Model overview
Carnice-9b is a specialized 9-billion parameter model built from Qwen3.5-9B through a two-stage training process. Unlike generic chat models optimized for benchmarks, this model targets a specific runtime environment: the Hermes Agent framework. The training focused on teaching the model to work with agent-native tool calling, terminal commands, browser automation, and multi-step task execution. Created by kai-os, it represents a shift away from broad capability optimization toward deep integration with a particular agent harness. Models like OmniCoder-9B and Hermes-4-14B pursue similar agent-focused approaches, though Carnice-9b is purpose-built specifically for Hermes workflows.
Model inputs and outputs
The model accepts text prompts in Hermes Agent format and produces structured responses aligned with agent action patterns. Rather than generating free-form text, it outputs tool calls, terminal commands, and navigation instructions that the Hermes runtime interprets directly.
Inputs
- Natural language instructions and multi-turn conversations within the Hermes Agent environment
- Structured tool-calling requests aligned with Hermes-native formatting
- Context from previous agent actions and results from earlier tool executions
Outputs
- Tool invocation requests with proper parameters for file editing, terminal use, and browser control
- Formatted responses that integrate with the Hermes Agent execution pipeline
- Multi-step action sequences that the harness can chain together automatically
Capabilities
The model excels at understanding complex task decomposition within agent workflows. It can break terminal-heavy operations into executable steps, edit files with awareness of their structure, navigate web pages with clear instructions to the browser tool, and maintain context across many agent interactions. The training on actual Hermes traces means it understands the exact message patterns and formatting conventions the agent runtime expects, reducing friction between reasoning and execution.
What can I use it for?
Developers building systems on top of the Hermes Agent framework can deploy this model to handle agentic reasoning without retraining. Use cases include automated terminal-based system administration, document generation and editing pipelines that modify files on disk, research assistance with live web browsing, and complex debugging workflows where the agent needs to read logs, identify issues, and propose fixes.
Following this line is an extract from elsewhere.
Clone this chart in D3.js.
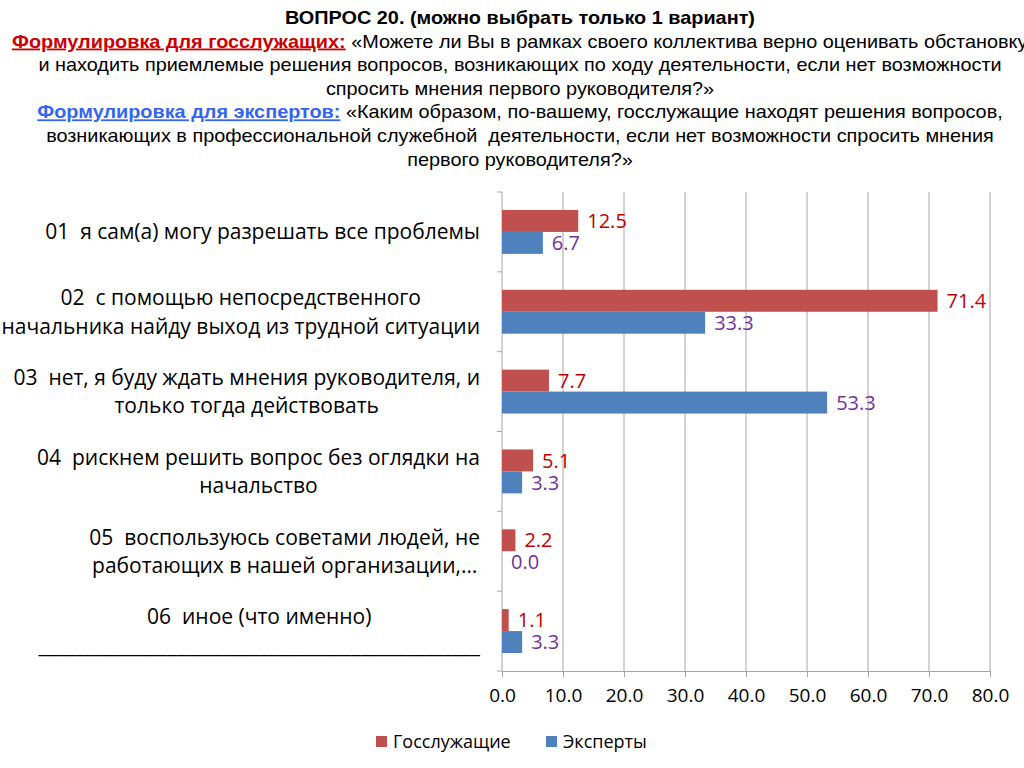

The model's focus on tool calling makes it suitable for any workflow where a language model coordinates external tools rather than acting as a pure chat interface.
Things to try
Test the model's behavior by giving it complex filesystem tasks that require understanding directory structure and file dependencies. Experiment with multi-turn interactions where each step depends on the output of the previous one, since it was specifically trained on this pattern. Try providing it with terminal error messages and observing whether it forms reasonable debugging strategies. Compare its tool-calling consistency with models trained on generic agent data to see how the Hermes-specific training affects task completion rates versus hallucination of invalid commands.